For Elizabeth Rishel, founder of the DIY home lifestyle blog Within the Grove, renovating without having to set foot in a hardware store is an answered prayer. As the mother of a 2-year-old and someone who shops for home goods online via Wayfair and Joss & Main, Rishel says she frequently recommends direct-to-consumer companies to her readers.

“The importance of companies like this is they are simplifying the process, which is giving the homeowners the confidence to do it on their own,” Rishel said.

Rishel says anyone who is squeamish about shopping this way should browse social media posts to see what kind of outcomes people have had with the products. She also suggests taking advantage of the companies’ attentive customer service. She says that’s one of the major draws of direct-to-consumer brands, especially those with savvy social marketing strategies.

“Besides the convenience, you’re reaching people on a more personal level,” she said. “It’s more organic – a true opinion, a true voice.”

Nicki Clendening, owner of Scout Designs in New York City, says the direct-to-consumer shift in the home space represents convenience but also consumer empowerment. When industries that previously catered more to contractors and designers adjust their strategies to target consumers, the result is a more streamlined and user-friendly sales process.

“As a designer, my job is to find the right thing for my client, but hiring an interior designer is a luxury that not everyone has,” Clendening said. “It’s the way the design industry is going – the accessibility of having access to things a designer only had access to.”

She says she sees this change especially in the furniture market and points to e-commerce sites such as One Kings Lane, which offers in-person or remote designer services.

Designer Jessica Williams of Hendley & Co. says in her experience, direct-to-consumer home brands appeal especially to design-savvy consumers who appreciate these brands’ contemporary aesthetic. One of her current favorites, the Inside, offers a service similar to Clare and Backdrop for upholstery.

“I recently purchased a divider screen for my living room. I knew I wanted something velvet,” Williams said. “I could choose the structure and fabric swatches from their library.”

The on-demand furniture company started by DwellStudio founder Christiane Lemieux delivers custom-made products to consumers within four weeks. Staying nimble with inventory gives freedom to react more quickly, providing customers with the latest looks at a lower cost – taking a page from the “fast fashion” playbook.

“The patterns are speaking to trends,” Williams said. “They understand the pulse, and the price points are fantastic.”

Williams also serves as a brand ambassador for the direct-to-consumer furniture brand Interior Define.

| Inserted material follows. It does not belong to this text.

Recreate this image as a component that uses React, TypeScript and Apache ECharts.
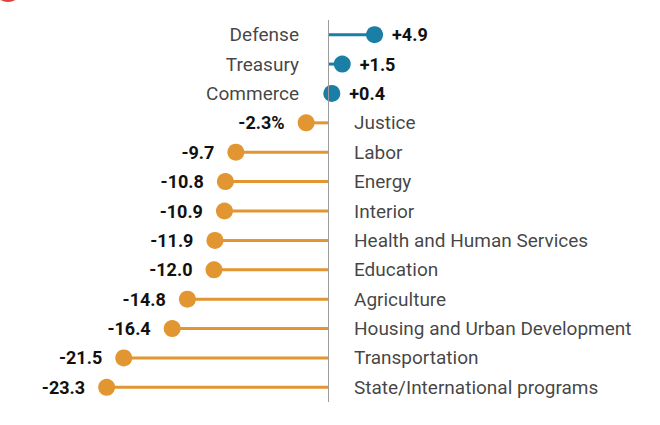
import React, { useEffect, useRef } from "react";
import * as echarts from "echarts";

const categories = [
  "Defense",
  "Treasury",
  "Commerce",
  "Justice",
  "Labor",
  "Energy",
  "Interior",
  "Health and Human Services",
  "Education",
  "Agriculture",
  "Housing and Urban Development",
  "Transportation",
  "State/International programs",
];
const values = [4.9, 1.5, 0.4, -2.3, -9.7, -10.8, -10.9, -11.9, -12.0, -14.8, -16.4, -21.5, -23.3];
const valueLabels = ["+4.9", "+1.5", "+0.4", "-2.3%", "-9.7", "-10.8", "-10.9", "-11.9", "-12.0", "-14.8", "-16.4", "-21.5", "-23.3"];

const BLUE = "#1b7ea6";
const ORANGE = "#e29631";
const TEXT = "#111111";
const FONT = "Roboto, 'Noto Sans', sans-serif";

export default function App() {
  const ref = useRef<HTMLDivElement>(null);
  useEffect(() => {
    if (!ref.current) return;
    const chart = echarts.init(ref.current, null, { renderer: "svg" });
    const colorOf = (v: number) => (v >= 0 ? BLUE : ORANGE);
    chart.setOption({
      animation: false,
      backgroundColor: "#ffffff",
      grid: { left: 100, right: 275, top: 20, bottom: 23 },
      xAxis: { type: "value", min: -24, max: 6, show: false },
      yAxis: {
        type: "category",
        data: categories,
        inverse: true,
        axisLine: { show: false },
        axisTick: { show: false },
        axisLabel: { show: false },
        splitLine: { show: false },
      },
      graphic: [
        { type: "circle", shape: { cx: 8, cy: -13, r: 15 }, style: { fill: "#e0403a" } },
      ],
      series: [
        {
          type: "bar",
          name: "stem",
          barWidth: 3,
          data: values.map((v) => ({ value: v, itemStyle: { color: colorOf(v) } })),
          markLine: {
            silent: true,
            symbol: "none",
            label: { show: false },
            lineStyle: { color: "#9c9c9c", width: 1, type: "solid" },
            data: [{ xAxis: 0 }],
          },
          z: 2,
        },
        {
          type: "scatter",
          name: "dot",
          symbolSize: 17,
          data: values.map((v, i) => ({
            value: [v, categories[i]],
            itemStyle: { color: colorOf(v), opacity: 1 },
            label: {
              show: true,
              position: v >= 0 ? "right" : "left",
              distance: v >= 0 ? 9 : 13,
              formatter: valueLabels[i],
              fontWeight: "bold",
              fontSize: 18,
              color: TEXT,
              fontFamily: FONT,
            },
          })),
          z: 3,
        },
        {
          type: "scatter",
          name: "names",
          symbolSize: 0,
          data: values.map((v, i) => ({
            value: [0, categories[i]],
            label: {
              show: true,
              position: v >= 0 ? "left" : "right",
              distance: v >= 0 ? 29 : 26,
              formatter: categories[i],
              fontSize: 19,
              color: TEXT,
              fontFamily: FONT,
            },
          })),
          z: 4,
        },
      ],
    });
    return () => chart.dispose();
  }, []);
  return (
    <div
      ref={ref}
      style={{ position: "fixed", left: 0, top: 0, width: 660, height: 425, background: "#fff" }}
    />
  );
}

She says the sleek, custom-made furniture has a dozen different sofa and chair styles that can be customized by size, leg finish and fabric. The company has showrooms in six cities, but the site is designed so you never have to visit one in person.

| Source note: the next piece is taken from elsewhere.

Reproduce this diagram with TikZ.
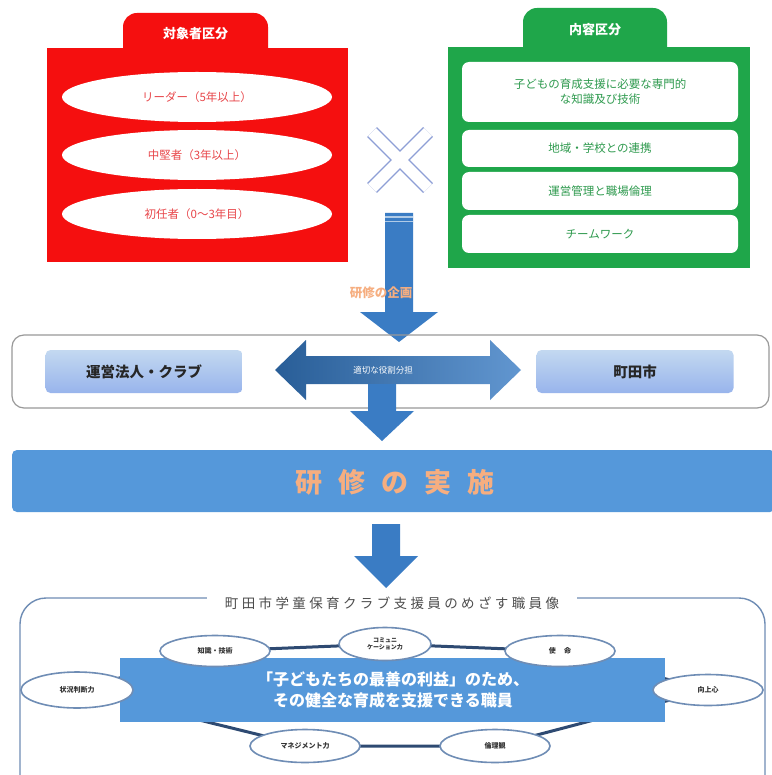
\documentclass[tikz,border=0pt]{standalone}
\usepackage{fontspec}
\setmainfont{Noto Sans CJK JP}
\newfontfamily\jp{Noto Sans CJK JP}
\usetikzlibrary{shapes.geometric}
\definecolor{redbox}{HTML}{F50F0F}
\definecolor{redtxt}{HTML}{E8464A}
\definecolor{greenbox}{HTML}{1FA64A}
\definecolor{greentxt}{HTML}{2E9A4E}
\definecolor{arrowblue}{HTML}{3A7CC4}
\definecolor{arrowdark}{HTML}{2D68A8}
\definecolor{barblue}{HTML}{5598DA}
\definecolor{lightbox}{HTML}{A9C8EA}
\definecolor{orangetxt}{HTML}{F6AE80}
\definecolor{ringline}{HTML}{2E4A72}
\definecolor{ellline}{HTML}{6F8DB5}
\definecolor{xline}{HTML}{8E9FD6}
\tikzset{
  tablabel/.style={text=white,font=\jp\bfseries\fontsize{13}{15}\selectfont},
  redell/.style={ellipse,fill=white,minimum width=270,minimum height=50,inner sep=0,
    text=redtxt,font=\jp\fontsize{11.5}{13}\selectfont},
  greenitem/.style={rectangle,rounded corners=7,fill=white,minimum width=276,inner sep=0,
    text=greentxt,font=\jp\fontsize{11.5}{15}\selectfont,align=center},
  sidebox/.style={rectangle,rounded corners=5,top color=lightbox!70!white,bottom color=lightbox!90!blue,
    minimum width=197,minimum height=43,font=\jp\bfseries\fontsize{14.5}{16}\selectfont,text=black!85},
  ringell/.style={ellipse,draw=ellline,line width=1.6,fill=white,minimum width=110,minimum height=31,
    inner sep=0,font=\jp\bfseries\fontsize{7}{8}\selectfont,text=black!80,align=center},
  ringedge/.style={draw=ringline,line width=3},
}
\begin{document}
\begin{tikzpicture}[x=1pt,y=-1pt,font=\jp]
\useasboundingbox (0,0) rectangle (771,775);
\fill[white] (0,0) rectangle (771,775);

% ---------- red box ----------
\fill[redbox,rounded corners=14] (123,70) rectangle (268,13);
\fill[redbox] (47,48) rectangle (348,262);
\node[tablabel] (redtab) at (195.5,34) {対象者区分};
\node[redell] (r1) at (197,97) {リーダー（5年以上）};
\node[redell] (r2) at (197,155) {中堅者（3年以上）};
\node[redell] (r3) at (197,214) {初任者（0～3年目）};

% ---------- green box ----------
\fill[greenbox,rounded corners=14] (523,70) rectangle (667,8);
\fill[greenbox] (448,47) rectangle (750,268);
\node[tablabel] (greentab) at (595,30) {内容区分};
\node[greenitem,minimum height=60] (g1) at (600,92) {子どもの育成支援に必要な専門的\\な知識及び技術};
\node[greenitem,minimum height=37] (g2) at (600,148.5) {地域・学校との連携};
\node[greenitem,minimum height=38] (g3) at (600,191) {運営管理と職場倫理};
\node[greenitem,minimum height=38] (g4) at (600,234) {チームワーク};

% ---------- cross ----------
\coordinate (xa) at (372,132);
\coordinate (xb) at (428,188);
\coordinate (xc) at (428,132);
\coordinate (xd) at (372,188);
\draw[xline,line width=14] (xa) -- (xb) (xc) -- (xd);
\draw[white,line width=11.2] (xa) -- (xb) (xc) -- (xd);

% ---------- arrow 1 ----------
\fill[arrowblue] (385,213) -- (413,213) -- (413,312) -- (438,312) -- (399,342) -- (360,312) -- (385,312) -- cycle;
\fill[white!60!arrowblue] (385,216) rectangle (413,218);
\fill[white!60!arrowblue] (385,221) rectangle (413,222.5);
\node[text=orangetxt,font=\jp\bfseries\fontsize{12.5}{14}\selectfont] (plan) at (381,293) {研修の企画};

% ---------- middle row ----------
\draw[black!40,line width=1.2,rounded corners=12] (12,335) rectangle (769,408);
\node[sidebox] (club) at (144,371.5) {運営法人・クラブ};
\node[sidebox] (city) at (635,371.5) {町田市};
\shade[left color=arrowdark!90!black,right color=arrowblue!80!white]
  (275,370) -- (306,340) -- (306,356) -- (490,356) -- (490,340) -- (521,370)
  -- (490,400) -- (490,384) -- (306,384) -- (306,400) -- cycle;
\fill[arrowblue] (368,384) -- (396,384) -- (396,411) -- (414,411) -- (382,441) -- (350,411) -- (368,411) -- cycle;
\node[text=white,font=\jp\fontsize{8.5}{9}\selectfont] (share) at (383,370) {適切な役割分担};

% ---------- implementation bar ----------
\fill[barblue,rounded corners=5] (12,450) rectangle (775,512);
\node[text=orangetxt,font=\jp\bfseries\fontsize{27}{30}\selectfont] (impl) at (395,482) {研\hspace{0.6em}修\hspace{0.6em}の\hspace{0.6em}実\hspace{0.6em}施};

% ---------- arrow 3 ----------
\fill[arrowblue] (372,524) -- (400,524) -- (400,556) -- (418,556) -- (386,588) -- (354,556) -- (372,556) -- cycle;

% ---------- bottom container ----------
\draw[ellline,line width=1.4,rounded corners=26] (20,800) -- (20,598) -- (765,598) -- (765,800);
\node[fill=white,inner xsep=18,inner ysep=2,text=black!70,font=\jp\fontsize{13.5}{15}\selectfont] (goal) at (392,603)
  {\addfontfeatures{LetterSpace=25}町田市学童保育クラブ支援員のめざす職員像};

% ring
\coordinate (pk) at (215,651);
\coordinate (pc) at (385,644);
\coordinate (ps) at (560,651);
\coordinate (pm) at (708,690);
\coordinate (pe) at (495,746);
\coordinate (pn) at (305,746);
\coordinate (pj) at (77,690);
\draw[ringedge] (pj) -- (pk) -- (pc) -- (ps) -- (pm) -- (pe) -- (pn) -- (pj);

\fill[barblue] (120,658) rectangle (665,722);
\node[text=white,font=\jp\bfseries\fontsize{16}{21}\selectfont,align=center] (ideal) at (393,690)
  {「子どもたちの最善の利益」のため、\\その健全な育成を支援できる職員};

\node[ringell] (k) at (pk) {知識・技術};
\node[ringell,minimum width=92,minimum height=33,font=\jp\bfseries\fontsize{6}{7}\selectfont] (c) at (pc) {コミュニ\\ケーション力};
\node[ringell] (s) at (ps) {使\hspace{1.2em}命};
\node[ringell] (m) at (pm) {向上心};
\node[ringell,minimum height=33] (e) at (pe) {倫理観};
\node[ringell,minimum height=33] (n) at (pn) {マネジメント力};
\node[ringell,minimum width=112,minimum height=36] (j) at (pj) {状況判断力};
\end{tikzpicture}
\end{document}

Of course, it doesn’t hurt that most of these companies are churning out beautiful images to their Instagram feeds faster than Architectural Digest can share its latest celebrity home spread. The Inside has racked up almost 24,000 Instagram followers, while Interior Define boasts 122,000.

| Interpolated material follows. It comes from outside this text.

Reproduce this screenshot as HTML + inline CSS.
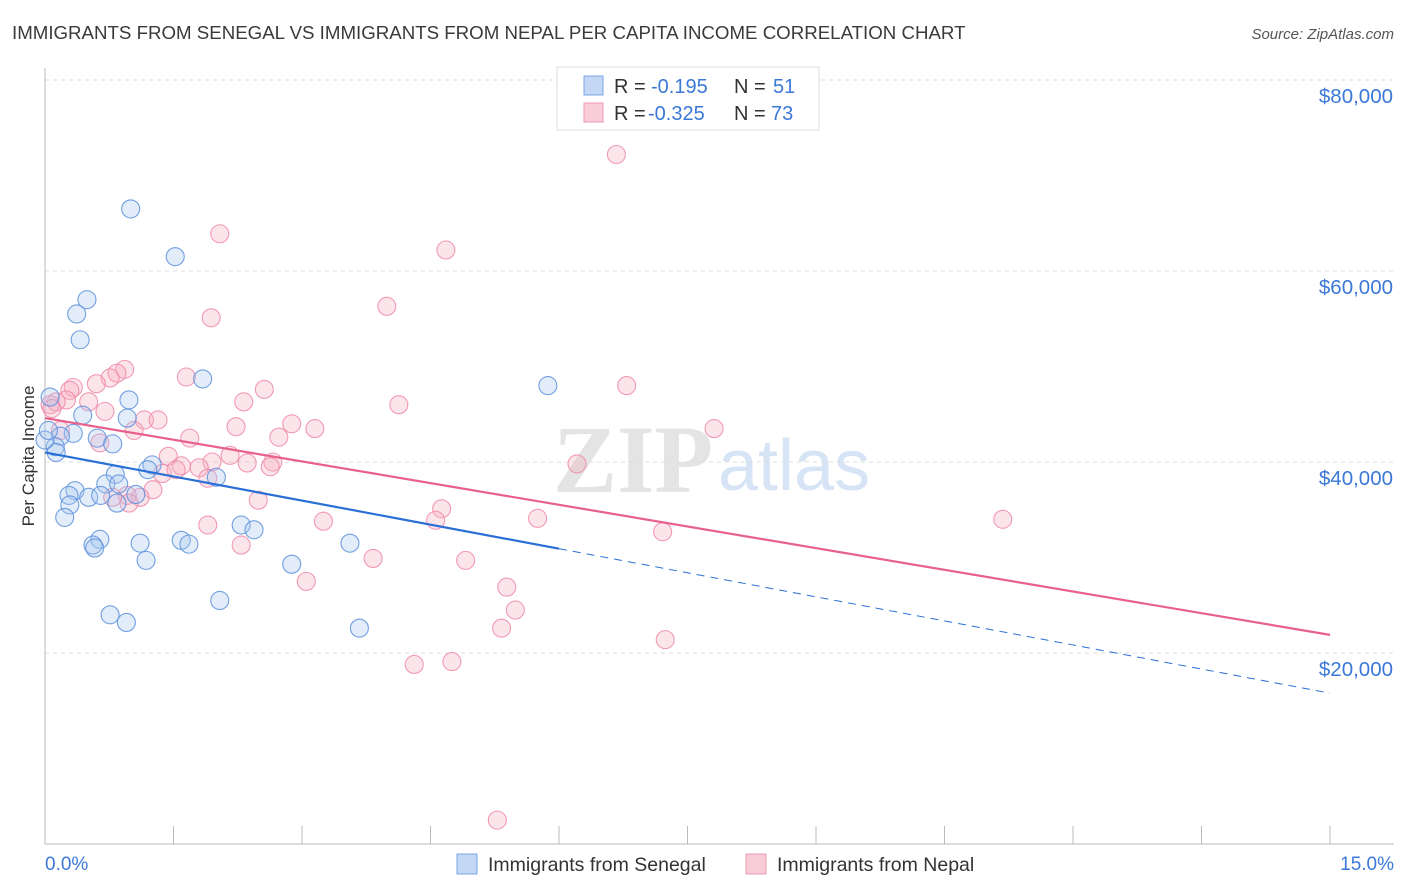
<!DOCTYPE html>
<html><head><meta charset="utf-8"><style>
body{margin:0;background:#fff;font-family:"Liberation Sans",sans-serif}
svg{display:block}
</style></head><body>
<svg width="1406" height="892" xmlns="http://www.w3.org/2000/svg" id="chart">
<text x="12" y="39" font-size="18.7" fill="#3a3a3a">IMMIGRANTS FROM SENEGAL VS IMMIGRANTS FROM NEPAL PER CAPITA INCOME CORRELATION CHART</text>
<text x="1394" y="39" font-size="15" font-style="italic" fill="#555" text-anchor="end">Source: ZipAtlas.com</text>
<g>
<text x="553" y="492" font-family="Liberation Serif,serif" font-size="96" fill="#e4e4e4" font-weight="bold">ZIP</text>
<text x="718" y="490" font-size="72" fill="#d6e4f5">atlas</text>
</g>
<g id="grid"></g>
<g id="axes"></g>
<g id="marks"></g>
<text x="34" y="456" font-size="17" fill="#333" text-anchor="middle" transform="rotate(-90 34 456)">Per Capita Income</text>
<text x="45" y="870" font-size="19" fill="#3b78d8">0.0%</text>
<text x="1394" y="870" font-size="19" fill="#3b78d8" text-anchor="end">15.0%</text>
<g>
<rect x="557" y="67" width="262" height="63" fill="#fff" stroke="#ddd"/>
<rect x="584" y="76" width="19" height="19" fill="#c4d8f5" stroke="#7aa5e6"/>
<rect x="584" y="103" width="19" height="19" fill="#f9ccd9" stroke="#ee9ab2"/>
<g font-size="20" fill="#333">
<text x="614" y="93">R =</text><text x="651" y="93" fill="#3b78d8">-0.195</text><text x="734" y="93">N =</text><text x="773" y="93" fill="#3b78d8">51</text>
<text x="614" y="120">R =</text><text x="648" y="120" fill="#3b78d8">-0.325</text><text x="734" y="120">N =</text><text x="771" y="120" fill="#3b78d8">73</text>
</g>
</g>
<g>
<rect x="457" y="854" width="20" height="20" fill="#c4d8f5" stroke="#7aa5e6"/>
<text x="488" y="871" font-size="19.5" fill="#333">Immigrants from Senegal</text>
<rect x="746" y="854" width="20" height="20" fill="#f9ccd9" stroke="#ee9ab2"/>
<text x="777" y="871" font-size="19.5" fill="#333">Immigrants from Nepal</text>
</g>
</svg>
<script>
const yTicks=[20000,40000,60000,80000];
const yTickLabels=["$20,000","$40,000","$60,000","$80,000"];
const xTicks=[0,1.5,3,4.5,6,7.5,9,10.5,12,13.5,15];
const senegalX=[1.00,1.52,0.49,0.37,0.41,1.84,5.87,0.06,0.98,0.44,0.96,0.33,0.18,0.61,0.79,0.12,0.13,1.25,1.20,0.82,2.00,0.71,0.86,0.35,0.28,0.51,0.65,1.06,0.29,0.84,0.23,2.29,2.44,3.56,0.64,1.11,1.59,1.68,0.56,0.58,1.18,2.88,2.04,0.76,0.95,3.67,0.00,0.04];
const senegalY=[66500,61500,57000,55500,52800,48700,48000,46800,46500,44900,44600,43000,42700,42500,41900,41600,41000,39700,39200,38700,38400,37700,37700,37000,36500,36300,36500,36600,35500,35700,34200,33400,32900,31500,31900,31500,31800,31400,31300,31000,29700,29300,25500,24000,23200,22600,42300,43300];
const nepalX=[6.67,2.04,4.68,1.94,3.99,0.93,0.84,0.76,0.60,0.33,0.29,1.65,2.56,6.79,0.25,0.13,0.51,2.32,0.06,4.13,0.70,1.16,1.32,2.88,3.15,1.04,2.23,2.73,1.69,7.81,1.44,2.16,2.36,2.66,2.63,1.95,6.21,1.59,1.80,1.37,1.53,1.90,1.26,1.11,0.96,0.79,2.49,0.98,4.63,4.56,3.25,5.75,11.18,7.21,1.90,2.29,3.83,4.91,5.39,3.05,5.49,5.33,7.24,4.31,4.75,5.28,0.18,0.08,0.64];
const nepalY=[72200,63900,62200,55100,56300,49700,49300,48800,48200,47800,47500,48900,47600,48000,46500,46300,46300,46300,46000,46000,45300,44400,44400,44000,43500,43300,43700,42600,42500,43500,40600,40700,39900,40000,39500,40000,39800,39600,39400,38800,39200,38300,37100,36300,36500,36300,36000,35700,35100,33900,33800,34100,34000,32700,33400,31300,29900,29700,26900,27500,24500,22600,21400,18800,19100,2500,43300,45600,42000];
const senegalTrend=[41000,15800]; const senegalSolidEnd=6;
const nepalTrend=[44600,21900];
const X0=45,X1=1330,Y0=844,YPX=191/20000;
const sx=v=>X0+(X1-X0)*v/15, sy=v=>Y0-v*YPX;
const NS="http://www.w3.org/2000/svg";
function mk(tag,parent){const e=document.createElementNS(NS,tag);document.getElementById(parent).appendChild(e);return e;}
yTicks.forEach((t,i)=>{
 const l=mk('line','grid');
 
 
 l.setAttribute('x1',X0);l.setAttribute('x2',1394);l.setAttribute('y1',sy(t));l.setAttribute('y2',sy(t));
 l.setAttribute('stroke','#ddd');l.setAttribute('stroke-dasharray','4 4');
 const tx=mk('text','grid');
 
 
 tx.setAttribute('x',1393);tx.setAttribute('y',sy(t)+23);tx.setAttribute('text-anchor','end');
 tx.setAttribute('font-size','20.5');tx.setAttribute('fill','#3b78d8');tx.textContent=yTickLabels[i];
});
{const l=mk('line','grid');l.setAttribute('x1',X0);l.setAttribute('x2',1394);l.setAttribute('y1',80);l.setAttribute('y2',80);l.setAttribute('stroke','#ddd');l.setAttribute('stroke-dasharray','4 4');

}
const ax=mk('line','axes');


ax.setAttribute('x1',X0);ax.setAttribute('x2',1394);ax.setAttribute('y1',Y0);ax.setAttribute('y2',Y0);ax.setAttribute('stroke','#bbb');
const ay=mk('line','axes');


ay.setAttribute('x1',X0);ay.setAttribute('x2',X0);ay.setAttribute('y1',68);ay.setAttribute('y2',Y0);ay.setAttribute('stroke','#bbb');
xTicks.forEach(t=>{const l=mk('line','axes');
 
 
 l.setAttribute('x1',sx(t));l.setAttribute('x2',sx(t));l.setAttribute('y1',826);l.setAttribute('y2',Y0);l.setAttribute('stroke','#bbb');});
function dots(xs,ys,fill,stroke,name){xs.forEach((x,i)=>{const c=mk('circle','marks');
 
 
 c.setAttribute('cx',sx(x));c.setAttribute('cy',sy(ys[i]));c.setAttribute('r',9);
 c.setAttribute('fill',fill);c.setAttribute('fill-opacity','0.32');c.setAttribute('stroke',stroke);c.setAttribute('stroke-opacity','0.85');c.setAttribute('stroke-width','1.1');});}
dots(nepalX,nepalY,'#f5aac0','#ee8aa8','nepal-point');
dots(senegalX,senegalY,'#a9c8f0','#5a8fdc','senegal-point');
function line(x1,y1,x2,y2,col,dash,w,name){const l=mk('line','marks');
 
 
 l.setAttribute('x1',sx(x1));l.setAttribute('y1',sy(y1));l.setAttribute('x2',sx(x2));l.setAttribute('y2',sy(y2));
 l.setAttribute('stroke',col);l.setAttribute('stroke-width',w);if(dash)l.setAttribute('stroke-dasharray',dash);}
const sAt=x=>senegalTrend[0]+(senegalTrend[1]-senegalTrend[0])*x/15;
line(0,nepalTrend[0],15,nepalTrend[1],'#e8608c',null,2.2,'nepal-trendline');
line(0,sAt(0),senegalSolidEnd,sAt(senegalSolidEnd),'#2a6fd6',null,2.2,'senegal-trendline');
line(senegalSolidEnd,sAt(senegalSolidEnd),15,sAt(15),'#2a6fd6','8 6',1,'senegal-trendline-extension');
</script>
</body></html>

“These brands with big influences offer trust for a customer,” Williams said. “If your brand isn’t active and pushing out beautiful imagery, you almost don’t exist. We live in a culture where we’re so obsessed with creating content and reacting to it. Everyone’s a decorator in their own right.”

Be forewarned, if the promise of domestic bliss tempts you to tap one of those “Shop Now” arrows on Instagram, you will likely subject yourself to targeted advertisements relentlessly stalking you across every corner of the Internet.

It raises the question, as the proliferation of these brands reaches a crescendo, do we run the risk of home-design inspiration oversaturation? A recent Curbed article, “The rise of the direct-to-consumer home,” closes with the prediction that people will eventually get bored with the precise sans-serif sameness of these brands that feel so fresh, hip and, ahem, inspirational.

Only time will tell if people love Avocado Toast (the paint color) on their walls as much as they do with their single-origin espressos. Those flimsy paint chips, on the other hand? May they rest in peace.